Finally....I get to celebrate Mother's Day. I have to admit that before I had Mateo I really didn't care for Mother's Day. Of course I would get my Mom something special and visit with her, but I always felt a bit sad, like I was missing out on something special. I would see my family members and friends all gush about the flowers, cards, and gifts they would receive and feel a twinge of jealousy. Not because they got actual physical gifts, but because they had the one ultimate gift....a child. Last Mother's Day I took my mom out to lunch and we chatted and gossiped like we always did and I remember feeling the sadness start to creep in. One week later as I was driving to work I got sick on the way to work and at work. I remember thinking to myself, "Hmm...that's strange, maybe I have a stomach bug that's been going around?" Nope, no stomach bug... I came home and took a pregnancy, (my period was a week late) test and find out....I was having a BABY! We told my parents a week later and my Mom was so excited! Her response was, "FINALLY, I've been waiting a long time for you to have a baby!" She told us, "You're going to have a boy." Her face lit up like a child on Christmas morning. My mom didn't take long to start buying our baby things, she bought a stroller the following week and baby blankets soon after. We found out we were indeed going to have a boy and she said, "See, I was right, you're momma is always right."

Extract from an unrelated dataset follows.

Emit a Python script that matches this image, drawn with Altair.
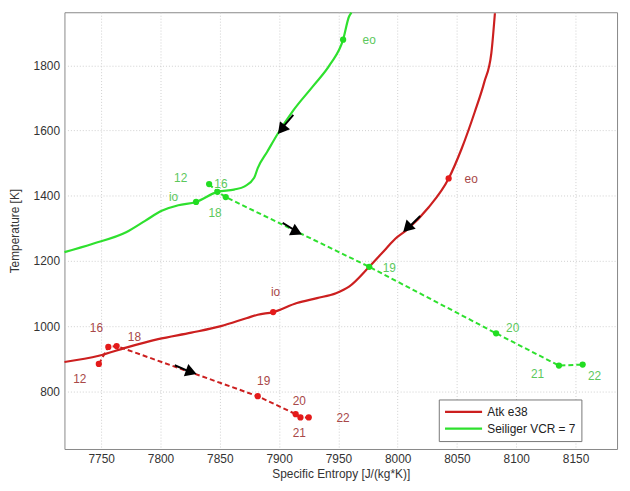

Then, the unthinkable happened....my mom died.My first thought after she passed was, "How am I going to be a Mother without her? Mother's Day has been on my mind for several months now. Half the time I've been dreading it and the other half I am excited about it. I finally get to celebrate being a Mommy, but without my Mommy. I'm slowly learning how to go on with my life without her, it's hard and I have my days. I'll never forget her and I'll never forget all that she taught me. I know she is proud of the Mom I have become and I know she is looking down from Heaven, not missing a moment that Mateo and I share.
Happy Mother's Day Mom! I love and miss you. I wish we could have celebrated this treasured day together....eating and gossiping like we always did.